Designing an Interpretable Interface for Contextual Bandits
Andrew Maher, Matia Gobbo, Lancelot Lachartre, Subash Prabanantham, Rowan Swiers, Puli Liyanagama
TL;DR
This work tackles the interpretability gap of contextual bandits for domain-expert operators by introducing an interpretable production dashboard built around a value gain metric derived from off-policy evaluation. The value gain is defined as $g(\tau) = v^{\pi} - v^{\overline{\pi}}$, with $v^{\pi} = \mathbb{E}_{\pi}[r]$ and $v^{\overline{\pi}}$ estimated via off-policy methods such as inverse propensity scoring $v^{\overline{\pi}} = \frac{1}{n} \sum_{i=1}^{n} \frac{\overline{\pi}(a|x_i)}{\pi(a|x_i)} r_i$. The interface provides top-level, arm-level, and context-level visualizations (including a radar chart and context-contribution bars) to support ablation-style reasoning about component value. A qualitative user study with three marketing professionals demonstrates that, when paired with accessible explanations, technical metrics can be understood and used to guide production decisions, yielding practical design principles for future interpretable dashboards in bandit settings. The work argues for integrating rigorous, technically grounded measures with clear presentation to empower non-experts in managing complex ML systems in production.
Abstract
Contextual bandits have become an increasingly popular solution for personalized recommender systems. Despite their growing use, the interpretability of these systems remains a significant challenge, particularly for the often non-expert operators tasked with ensuring their optimal performance.

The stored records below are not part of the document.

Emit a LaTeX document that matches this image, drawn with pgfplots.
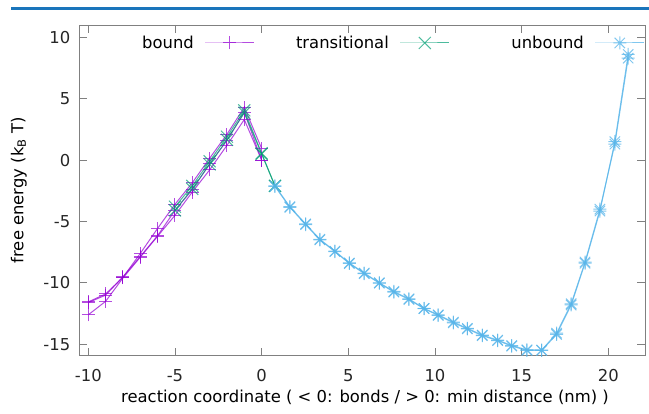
\documentclass[border=0pt]{standalone}
\usepackage{fontspec}
\setmainfont{DejaVu Sans}
\usepackage{pgfplots}
\pgfplotsset{compat=1.18}
\definecolor{cpurple}{HTML}{9400D3}
\definecolor{cgreen}{HTML}{009E73}
\definecolor{cblue}{HTML}{56B4E9}
\definecolor{topbar}{HTML}{1A75BB}
\pgfdeclareplotmark{gplus}{%
  \pgfpathmoveto{\pgfqpoint{-\pgfplotmarksize}{0pt}}\pgfpathlineto{\pgfqpoint{\pgfplotmarksize}{0pt}}%
  \pgfpathmoveto{\pgfqpoint{0pt}{-\pgfplotmarksize}}\pgfpathlineto{\pgfqpoint{0pt}{\pgfplotmarksize}}%
  \pgfusepathqstroke}
\pgfdeclareplotmark{gx}{%
  \pgfpathmoveto{\pgfqpoint{-\pgfplotmarksize}{-\pgfplotmarksize}}\pgfpathlineto{\pgfqpoint{\pgfplotmarksize}{\pgfplotmarksize}}%
  \pgfpathmoveto{\pgfqpoint{-\pgfplotmarksize}{\pgfplotmarksize}}\pgfpathlineto{\pgfqpoint{\pgfplotmarksize}{-\pgfplotmarksize}}%
  \pgfusepathqstroke}
\pgfdeclareplotmark{gstar}{%
  \pgfpathmoveto{\pgfqpoint{-\pgfplotmarksize}{0pt}}\pgfpathlineto{\pgfqpoint{\pgfplotmarksize}{0pt}}%
  \pgfpathmoveto{\pgfqpoint{0pt}{-\pgfplotmarksize}}\pgfpathlineto{\pgfqpoint{0pt}{\pgfplotmarksize}}%
  \pgfpathmoveto{\pgfqpoint{-0.8\pgfplotmarksize}{-0.8\pgfplotmarksize}}\pgfpathlineto{\pgfqpoint{0.8\pgfplotmarksize}{0.8\pgfplotmarksize}}%
  \pgfpathmoveto{\pgfqpoint{-0.8\pgfplotmarksize}{0.8\pgfplotmarksize}}\pgfpathlineto{\pgfqpoint{0.8\pgfplotmarksize}{-0.8\pgfplotmarksize}}%
  \pgfusepathqstroke}
\begin{document}
\begin{tikzpicture}
\path[use as bounding box] (0,0) rectangle (649pt,-414pt);
\fill[topbar] (11pt,-7pt) rectangle (649pt,-10pt);
\begin{axis}[
  at={(79.3pt,-355.7pt)}, anchor=south west,
  scale only axis, width=565.7pt, height=330.7pt,
  xmin=-10.52, xmax=22.12, ymin=-15.93, ymax=11.0,
  font=\fontsize{16.4}{19.5}\selectfont,
  /pgf/number format/assume math mode=true,
  xtick={-10,-5,0,5,10,15,20},
  ytick={-15,-10,-5,0,5,10},
  minor tick num=0,
  major tick length=8pt,
  tick style={gray, line width=0.8pt},
  axis line style={gray, line width=0.8pt},
  tick align=inside,
  xticklabel style={yshift=-10pt, text=black!85},
  yticklabel style={xshift=-5.5pt, text=black!85},
  xlabel={reaction coordinate ( < 0: bonds / > 0: min distance (nm) )},
  ylabel={free energy (k\textsubscript{B} T)},
  every axis x label/.style={at={(axis description cs:0.505,-0.127)}, anchor=center},
  every axis y label/.style={at={(axis description cs:-0.107,0.5)}, rotate=90, anchor=center},
  legend plot pos=right,
  legend columns=3,
  legend style={at={(axis description cs:1,0.9456)}, anchor=east, draw=none, fill=none,
    inner sep=0pt, column sep=0pt, nodes={inner sep=0pt}},
  legend image code/.code={\draw[mark repeat=2,mark phase=2] plot coordinates {(0pt,0pt) (24.5pt,0pt) (49pt,0pt)};},
  bound/.style={color=cpurple, mark=gplus, mark size=6.5pt, line width=1pt, opacity=0.7},
  trans/.style={color=cgreen, mark=gx, mark size=6pt, line width=1pt, opacity=0.7},
  unb/.style={color=cblue, mark=gstar, mark size=6.5pt, line width=1pt, opacity=0.75},
]
% bound
\addplot[bound] coordinates {(-10,-11.55) (-9,-10.9) (-8,-9.55) (-7,-7.6) (-6,-5.56) (-5,-3.6) (-4,-1.85) (-3,0.15) (-2,2.1) (-1,4.3) (0,0.95)};
\addlegendentry{\makebox[145pt][r]{bound\hspace{11pt}}}
\addplot[bound, forget plot] coordinates {(-10,-11.6) (-9,-11.0) (-8,-9.5) (-7,-7.85) (-6,-6.15) (-5,-4.1) (-4,-2.4) (-3,-0.3) (-2,1.6) (-1,3.9) (0,0.0)};
\addplot[bound, forget plot] coordinates {(-10,-12.6) (-9,-11.5) (-8,-9.6) (-7,-7.9) (-6,-6.2) (-5,-4.5) (-4,-2.6) (-3,-0.8) (-2,1.2) (-1,3.3) (0,0.0)};
% transitional
\addplot[trans] coordinates {(-5,-3.8) (-4,-2.1) (-3,-0.1) (-2,1.9) (-1,4.05) (0,0.55) (0.77,-2.1)};
\addlegendentry{\makebox[145pt][r]{transitional\hspace{11pt}}}
\addplot[trans, forget plot] coordinates {(-5,-4.1) (-4,-2.35) (-3,-0.35) (-2,1.65) (-1,3.85) (0,0.5) (0.77,-2.1)};
% unbound
\addplot[unb] coordinates {(0.77,-2.1) (1.63,-3.8) (2.54,-5.2) (3.36,-6.45) (4.23,-7.42) (5.06,-8.38) (5.92,-9.2) (6.79,-9.99) (7.63,-10.7) (8.5,-11.3) (9.37,-12.08) (10.19,-12.6) (11.06,-13.2) (11.87,-13.7) (12.73,-14.25) (13.62,-14.66) (14.43,-15.1) (15.31,-15.45) (16.16,-15.47) (17.02,-14.1) (17.86,-11.7) (18.66,-8.3) (19.52,-4.0) (20.38,1.3) (21.15,8.3)};
\addlegendentry{\makebox[145pt][r]{unbound\hspace{11pt}}}
\addplot[unb, forget plot] coordinates {(0.77,-2.15) (1.63,-3.85) (2.54,-5.25) (3.36,-6.5) (4.23,-7.45) (5.06,-8.42) (5.92,-9.25) (6.79,-10.02) (7.63,-10.75) (8.5,-11.35) (9.37,-12.1) (10.19,-12.65) (11.06,-13.25) (11.87,-13.75) (12.73,-14.3) (13.62,-14.7) (14.43,-15.15) (15.31,-15.5) (16.16,-15.5) (17.02,-14.2) (17.86,-11.8) (18.66,-8.4) (19.52,-4.15) (20.38,1.5) (21.15,8.6)};
\end{axis}
\end{tikzpicture}
\end{document}
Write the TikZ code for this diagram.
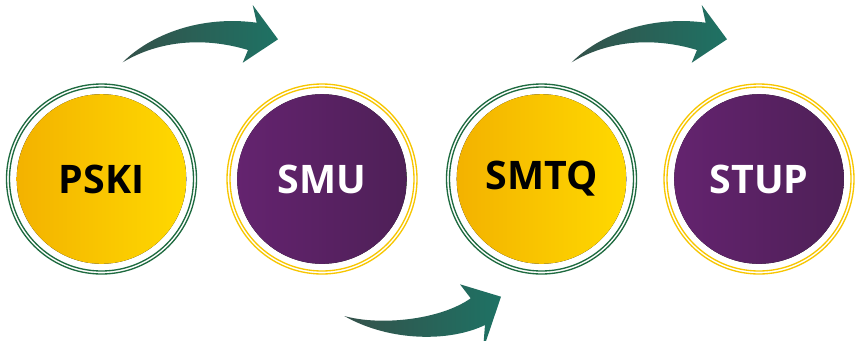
\documentclass[tikz,border=0pt]{standalone}
\usepackage{fontspec}
\setmainfont{Open Sans}
\definecolor{yelL}{HTML}{F3B200}
\definecolor{yelR}{HTML}{FFD900}
\definecolor{purL}{HTML}{64236F}
\definecolor{purR}{HTML}{4E2057}
\definecolor{ringG}{HTML}{1E6B40}
\definecolor{ringY}{HTML}{F7C600}
\definecolor{arrL}{HTML}{34514A}
\definecolor{arrR}{HTML}{1E7264}
\tikzset{
  yelfill/.style={left color=yelL, right color=yelR},
  purfill/.style={left color=purL, right color=purR},
  greenring/.style={draw=ringG, line width=1pt},
  goldring/.style={draw=ringY, line width=1pt},
  lbl/.style={font=\bfseries\fontsize{29.5}{32}\selectfont, inner sep=0pt},
  bigarrow/.style={left color=arrL, right color=arrR, draw=none},
}
\begin{document}
\begin{tikzpicture}[x=0.75pt, y=-0.75pt]
\clip (0,0) rectangle (856,340);
\fill[white] (0,0) rectangle (856,340);
% centres
\coordinate (c1) at (101.5,179);
\coordinate (c2) at (322,179);
\coordinate (c3) at (541.5,179);
\coordinate (c4) at (759,179);
% circles
\fill[yelfill] (c1) circle (84.8);
\draw[greenring] (c1) circle (92.0) (c1) circle (95.0);
\node[lbl, text=black] (n1) at (c1) {PSKI};

\fill[purfill] (c2) circle (84.8);
\draw[goldring] (c2) circle (92.0) (c2) circle (95.0);
\node[lbl, text=white] (n2) at (c2) {SMU};

\fill[yelfill] (c3) circle (84.8);
\draw[greenring] (c3) circle (92.0) (c3) circle (95.0);
\node[lbl, text=black] (n3) at (c3) {SMTQ};

\fill[purfill] (c4) circle (84.8);
\draw[goldring] (c4) circle (92.0) (c4) circle (95.0);
\node[lbl, text=white] (n4) at (c4) {STUP};

% arrow 1
\path[bigarrow] (122.7,62.3) .. controls (150,35) and (200,15) .. (256.7,22.7)
  -- (252.7,5) -- (278,39.3) -- (242.7,62.7) -- (248,50)
  .. controls (205,37) and (160,40) .. (122.7,62.3) -- cycle;
% arrow 2
\begin{scope}[xshift=449*0.75pt]
\path[bigarrow] (122.7,62.3) .. controls (150,35) and (200,15) .. (256.7,22.7)
  -- (252.7,5) -- (278,39.3) -- (242.7,62.7) -- (248,50)
  .. controls (205,37) and (160,40) .. (122.7,62.3) -- cycle;
\end{scope}
% arrow 3
\path[bigarrow] (344.3,316) .. controls (380,326) and (440,320) .. (470.7,298.3)
  -- (460,284.3) -- (501,296.7) -- (483,350) -- (485,325)
  .. controls (450,342) and (390,342) .. (344.3,316) -- cycle;
\end{tikzpicture}
\end{document}
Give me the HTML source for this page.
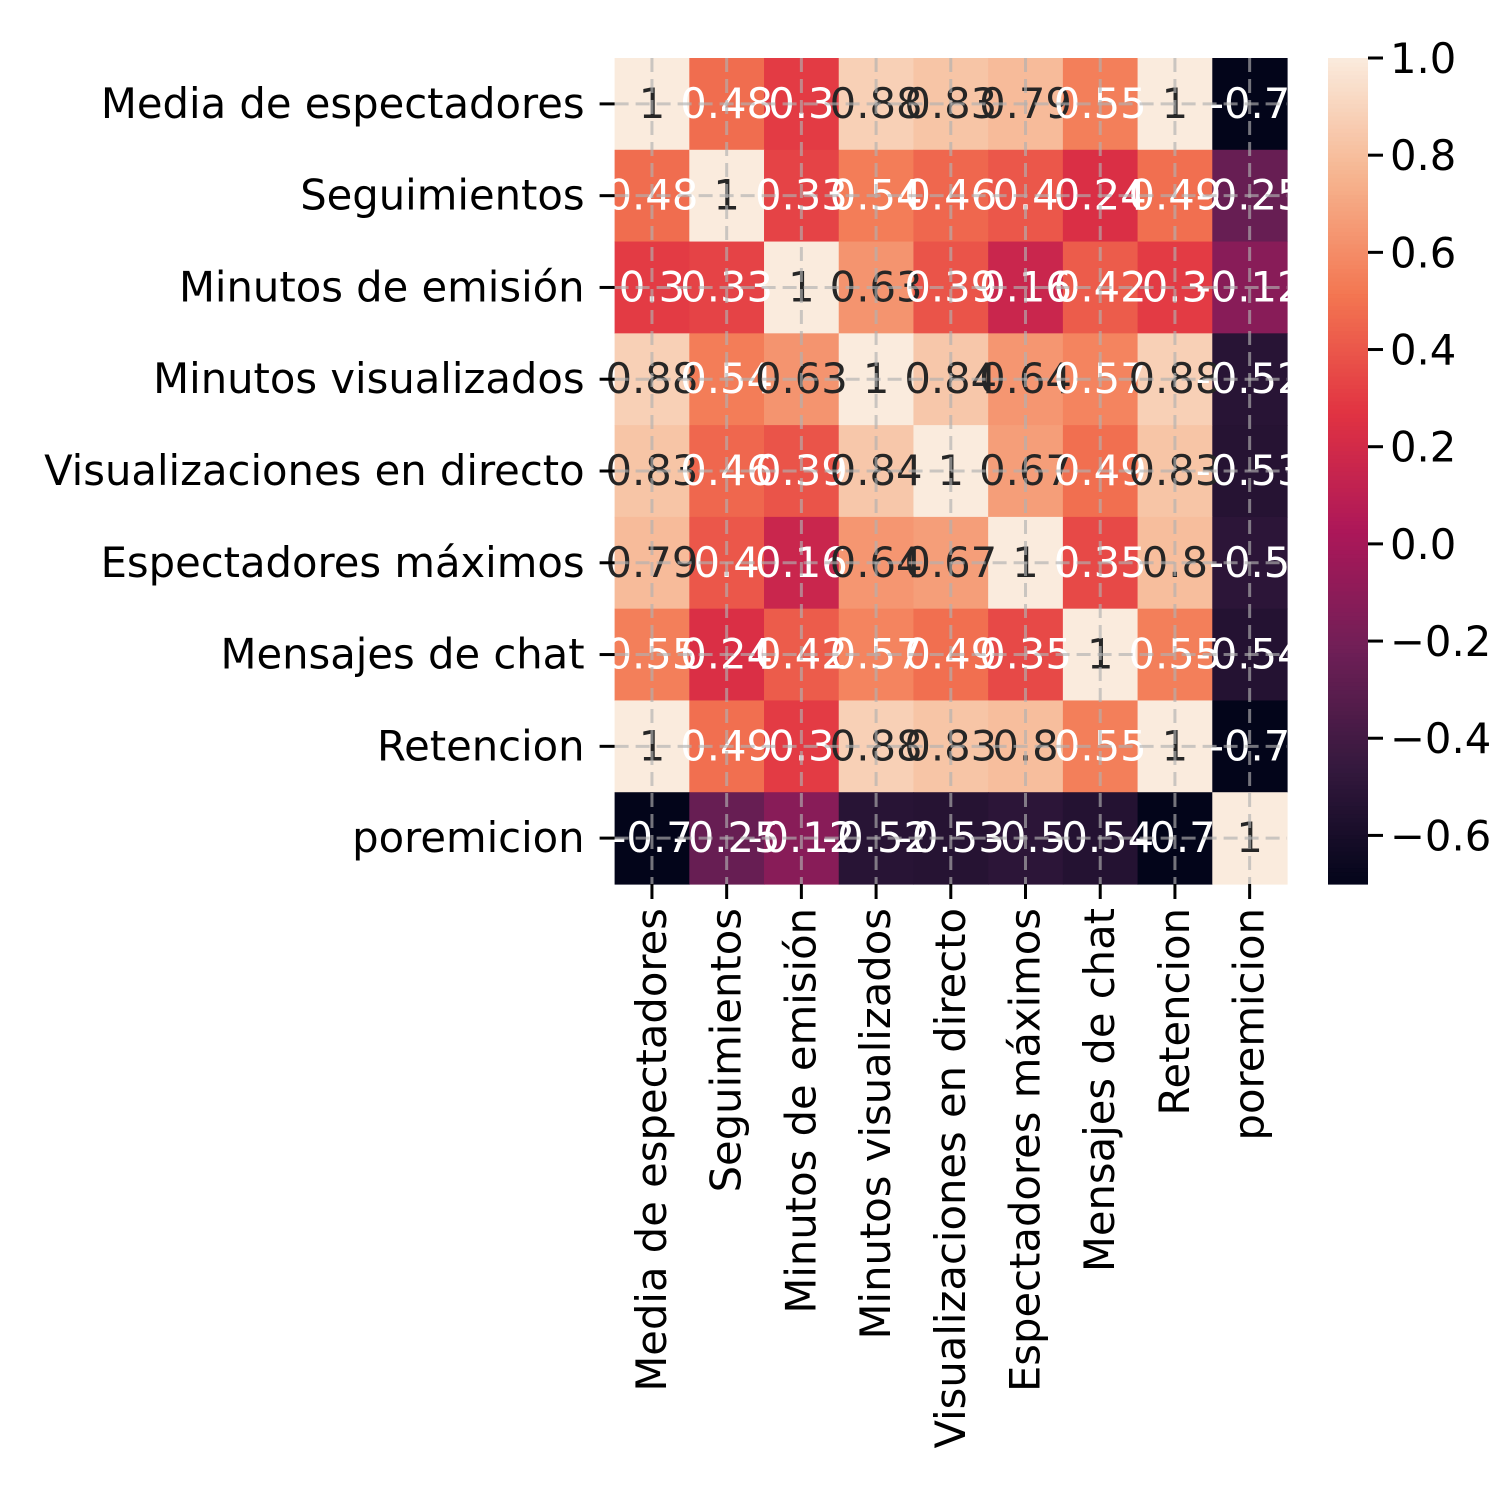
<!DOCTYPE html>
<html><head><meta charset="utf-8"><style>
html,body{margin:0;padding:0;background:#fff;}
svg{display:block;font-family:"DejaVu Sans","Liberation Sans",sans-serif;}
</style></head><body>
<svg id="chart" width="1500" height="1500" viewBox="0 0 1500 1500" xmlns="http://www.w3.org/2000/svg">
<rect width="1500" height="1500" fill="#fff"/>
<g id="cells"></g>
<g id="annots"></g>
<g id="grid"></g>
<g id="axes"></g>
<g id="cbar"></g>
</svg>
<script>
const labels = ["Media de espectadores","Seguimientos","Minutos de emisión","Minutos visualizados","Visualizaciones en directo","Espectadores máximos","Mensajes de chat","Retencion","poremicion"];
const row0 = [1,0.48,0.3,0.88,0.83,0.79,0.55,1,-0.7];
const row1 = [0.48,1,0.33,0.54,0.46,0.40,0.24,0.49,-0.25];
const row2 = [0.3,0.33,1,0.63,0.39,0.16,0.42,0.3,-0.12];
const row3 = [0.88,0.54,0.63,1,0.84,0.64,0.57,0.88,-0.52];
const row4 = [0.83,0.46,0.39,0.84,1,0.67,0.49,0.83,-0.53];
const row5 = [0.79,0.40,0.16,0.64,0.67,1,0.35,0.8,-0.5];
const row6 = [0.55,0.24,0.42,0.57,0.49,0.35,1,0.55,-0.54];
const row7 = [1,0.49,0.3,0.88,0.83,0.8,0.55,1,-0.7];
const row8 = [-0.7,-0.25,-0.12,-0.52,-0.53,-0.5,-0.54,-0.7,1];
const matrix = [row0,row1,row2,row3,row4,row5,row6,row7,row8];
const cbarTicks = [1.0,0.8,0.6,0.4,0.2,0.0,-0.2,-0.4,-0.6];
const vmin = -0.70, vmax = 1.0;

const NS="http://www.w3.org/2000/svg";
const L=614.6, R=1287, T=58, B=884;
const n=labels.length, cw=(R-L)/n, ch=(B-T)/n;
const xc=i=>L+cw*(i+0.5), yc=i=>T+ch*(i+0.5);
const stops=[[0,[3,5,26]],[0.143,[53,25,62]],[0.286,[112,31,87]],[0.429,[173,23,89]],[0.571,[225,51,66]],[0.714,[243,118,81]],[0.857,[246,180,143]],[1,[250,235,221]]];
function cmap(v){let t=(v-vmin)/(vmax-vmin);t=Math.max(0,Math.min(1,t));
 for(let k=1;k<stops.length;k++){if(t<=stops[k][0]){const a=stops[k-1],b=stops[k];const f=(t-a[0])/(b[0]-a[0]);
  return a[1].map((c,j)=>Math.round(c+(b[1][j]-c)*f));}}return stops[stops.length-1][1];}
function lin(c){c/=255;return c<=0.03928?c/12.92:Math.pow((c+0.055)/1.055,2.4);}
function mk(tag,attrs,parent){const e=document.createElementNS(NS,tag);for(const k in attrs)e.setAttribute(k,attrs[k]);parent.appendChild(e);return e;}
const gC=document.getElementById('cells'),gA=document.getElementById('annots'),gG=document.getElementById('grid'),gX=document.getElementById('axes'),gB=document.getElementById('cbar');
matrix.forEach((row,r)=>row.forEach((v,c)=>{
 const col=cmap(v);
 const rect=mk('rect',{x:L+cw*c,y:T+ch*r,width:cw+0.6,height:ch+0.6,fill:`rgb(${col})`},gC);
 
 
 const lum=0.2126*lin(col[0])+0.7152*lin(col[1])+0.0722*lin(col[2]);
 const t=mk('text',{x:xc(c),y:yc(r)+14,'text-anchor':'middle','font-size':'41.7',fill:lum>0.408?'#262626':'#ffffff'},gA);
 t.textContent=parseFloat(v.toPrecision(2)).toString();
 
 
}));
for(let i=0;i<n;i++){
 const gv=mk('line',{x1:xc(i),x2:xc(i),y1:T,y2:B,stroke:'rgba(176,176,176,0.65)','stroke-width':3,'stroke-dasharray':'14 7'},gG);
 
 
 const gh=mk('line',{x1:L,x2:R,y1:yc(i),y2:yc(i),stroke:'rgba(176,176,176,0.65)','stroke-width':3,'stroke-dasharray':'14 7'},gG);
 
 
 mk('line',{x1:L-15,x2:L,y1:yc(i),y2:yc(i),stroke:'#000','stroke-width':3},gX);
 mk('line',{x1:xc(i),x2:xc(i),y1:B,y2:B+15,stroke:'#000','stroke-width':3},gX);
 const yl=mk('text',{x:L-30,y:yc(i)+14,'text-anchor':'end','font-size':'41.7',fill:'#000'},gX);
 yl.textContent=labels[i];
 
 
 const xl=mk('text',{x:0,y:0,'text-anchor':'end','font-size':'41.7',fill:'#000',transform:`translate(${xc(i)+14},${B+24}) rotate(-90)`},gX);
 xl.textContent=labels[i];
 
 
}
// colorbar
const CL=1328,CR=1368;
const cy=v=>B-(v-vmin)/(vmax-vmin)*(B-T);
for(let k=0;k<200;k++){const v0=vmin+(vmax-vmin)*k/200,v1=vmin+(vmax-vmin)*(k+1)/200;
 mk('rect',{x:CL,y:cy(v1),width:CR-CL,height:cy(v0)-cy(v1)+0.6,fill:`rgb(${cmap((v0+v1)/2)})`},gB);}
cbarTicks.forEach(v=>{
 mk('line',{x1:CR,x2:CR+15,y1:cy(v),y2:cy(v),stroke:'#000','stroke-width':3},gB);
 const t=mk('text',{x:CR+22,y:cy(v)+15,'font-size':'41.7',fill:'#000'},gB);
 t.textContent=(v<0?'\u2212':'')+Math.abs(v).toFixed(1);
 
 
});
</script>
</body></html>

In this paper, we address this challenge by designing a new interface to explain to domain experts the underlying behaviour of a bandit. Central is a metric we term "value gain", a measure derived from off-policy evaluation to quantify the real-world impact of sub-components within a bandit. We conduct a qualitative user study to evaluate the effectiveness of our interface. Our findings suggest that by carefully balancing technical rigour with accessible presentation, it is possible to empower non-experts to manage complex machine learning systems. We conclude by outlining guiding principles that other researchers should consider when building similar such interfaces in future.